Sok Touch, the head of Cambodia’s Royal Academy, said the country’s courts appeared to only act when it is told what to do.

“This is called a remote-controlled court. When there is no pressing [of a button], they don’t do it,” Touch said. “It doesn’t matter what anybody says about ‘we fulfill the obligations as professionals, if they have done wrong, we enforce it in compliance with the law, and if they are right, we release them.’ If we wait for the prime minister or senior official [to give the word], it is no longer a court. It is remote control.”

Am Sam Ath, monitoring manager at human rights group Licadho, said there were prior examples of Prime Minister Hun Sen intervening in court cases, including for land disputes. In Kampong Speu province, Hun Sen in 2016 called on the court to release two community representatives on bail and dispatched two of his sons to help negotiate.

“These cases show that our justice system is still weak, and it means that some decisions over arrests are embroiled in injustice that leads to the [need for] intervention and [creates] less faith in the justice [system],” Sam Ath said.

“We have seen reactions from a flood of people, and it showed that the court of the people considered it unacceptable and unjust, so some top leaders and officials saw it as injustice and made an intervention.”

The government’s interventions were about addressing injustices, but also about seeking popularity, Sam Ath added.
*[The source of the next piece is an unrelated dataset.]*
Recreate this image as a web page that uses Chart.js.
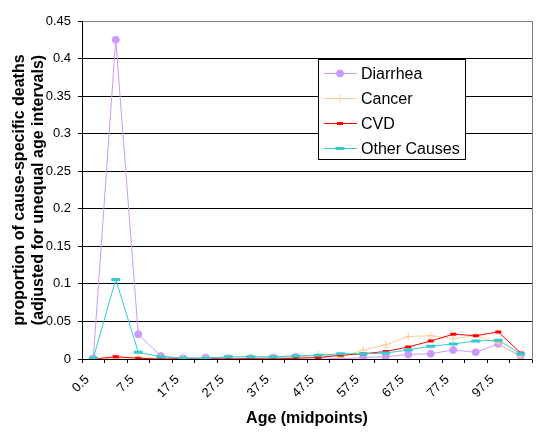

Opposition politician Ou Chanrath, founder of the newly established Cambodia Reform Party, said the courts could not provide justice if they were under the control of the ruling party.

The president of the Supreme Court, Dith Munty, is a member of the ruling CPP’s exclusive permanent committee. Munty was the presiding judge in the controversial dissolution of the country’s main opposition party, the CNRP, in 2017.

Chanrath was a former member of the CNRP — and banned from politics for five years after its dissolution — but applied to be reinstated in a process CNRP co-founder Sam Rainsy has described as effective betrayal.

“Every time there are strong reactions from many people, there is an intervention and authorities take action to compromise,” Chanrath said. “This is repeated and repeated because the court does not take a clear stance.”

“People’s voices on Facebook have become effective in some ways. When there is a reaction, the competent authorities have to pay attention,” Chanrath said.

Justice Ministry spokesman Chin Malin, however, said criticisms of the judiciary only revealed the biases of those speaking against it.

“Remote controlled or not remote controlled, it’s about the one who said it, the tendencies of the one who said it. The most important thing is the court implements the procedure and the law, and decisions are based on the law and facts on the ground,” Malin said. “I have seen that those who have said it in the past based it not on procedure but based on feelings and their tendencies.”

Malin has been outspoken about tightening judges’ decision-making since at least 2015. Then-Justice Minister Ang Vong Vathana commented at the time that there were wide disparities in rape-case sentences due to judges’ moods: “Some days if he is happy, he reduces the punishment.”

“This is an issue we need to solve together,” Vong Vathana said in 2015.

Malin told the Cambodia Daily at the time that arbitrary decisions would not be tolerated.

“For judges and prosecutors who [make decisions based on] their feelings or do not comply with the law or do not issue proper verdicts, there will be punishment … and they will face criminal charges,” Malin said then.